The past quarter century of post-Cold War systemic change offers some poignant lessons for the United States and Europe. The unification of Germany and the implosion of communist regimes across central and eastern Europe were indeed transformative historic events. At one level, the end of the Cold War was symbolic of the end of an ideological “civil war” within the West. Still, the much heralded unburdening of history, having acquired an almost Hegelian flavor of inexorability, was never synonymous with the gradual waning of the nation-state or international competition. So today the question of whether the United States and Europe can reach a consensus on the core tenets of how to keep NATO a credible alliance is more urgent than ever.
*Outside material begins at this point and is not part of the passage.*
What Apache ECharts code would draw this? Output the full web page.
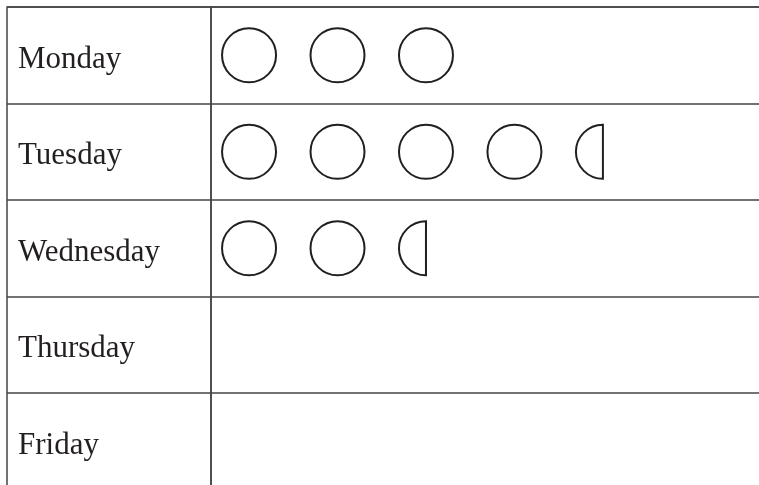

More than at any point in the past 25 years there needs to be an agreement within the alliance on what constitutes a sustainable deterrent and defensive posture (and real money put against it), how to deal with Russia going forward, and how to respond to the deepening crisis on Europe’s southern flank. There are no quick fixes or “resets” in the offing that would solve the “Russian question,” end the threat of jihadi terrorism, or ensure a stable security environment in the Pacific. However, there is an urgent need for a strong consensus that the Transatlantic alliance is vital to the security of both the United States and Europe, as it is essential for addressing the threats we face today.